In this way, consistency doesn’t drop to zero; it dips, yes, but doesn’t collapse. Big plans without backup habits are brittle; tiny habits make the structure resilient.
Turning Tiny Habits into Bigger Outcomes
Tiny habits aren’t ends by themselves, they are stepping stones to larger financial outcomes. Over time:
- The small habits build up savings that can become emergency funds.
- That awareness from reviewing spending leads to better decisions, cutting waste, redirecting funds.
- Automatic transfers feed into investments, pensions, or property funds.
- Small wins build confidence which makes it easier to accept larger, wise financial decisions.
Before you know it, what started tiny becomes substantial: debt reduced, net worth improved, financial options expanded.

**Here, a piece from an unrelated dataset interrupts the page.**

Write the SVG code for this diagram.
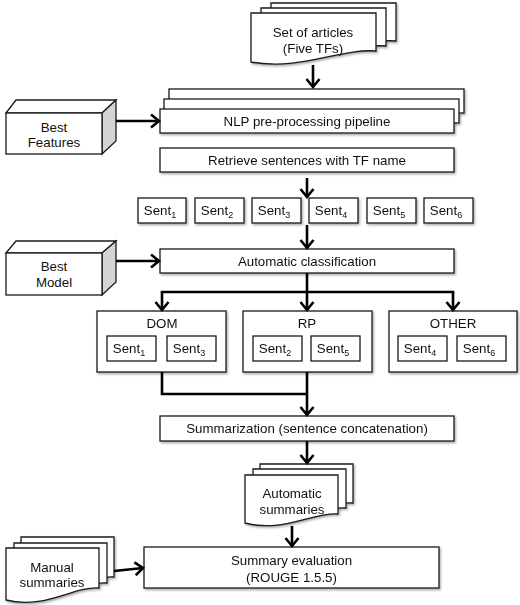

Overcoming Common Barriers
Even small habits hit resistance. Some typical hurdles and how to address them:
| Barrier | Solution |
|---|---|
| Skipping habit when busy or tired | Simplify further, if £5 saving feels too much, start with £1, or do habits at a fixed time when you are more likely to do them (morning, before bed). |
| Losing motivation fast | Track progress visually; record small wins; remind yourself why the goal matters. |
| Forgetting | Use reminders, prompts, anchors; habit stacking helps. |
| Believing small won’t matter | Do the math or run small tests, see how much those pennies saved or invested grow over a year or more. |
| Perfectionism | Accept that consistency matters more than perfection. Missing a day isn’t failure, just keep going. |
Big financial plans are great for direction and purpose, but they aren’t enough on their own. It’s the tiny daily habits, easy, consistent routines, that shape real progress. These are the actions you’ll maintain during busy seasons, the behaviours that compound into wealth, confidence, and financial security.
Don’t wait for the perfect moment. Start small, pick one tiny habit today, anchor it, do it, celebrate it and let momentum build. In time, those tiny habits will not just support your big plans, they’ll become the foundation that makes them possible.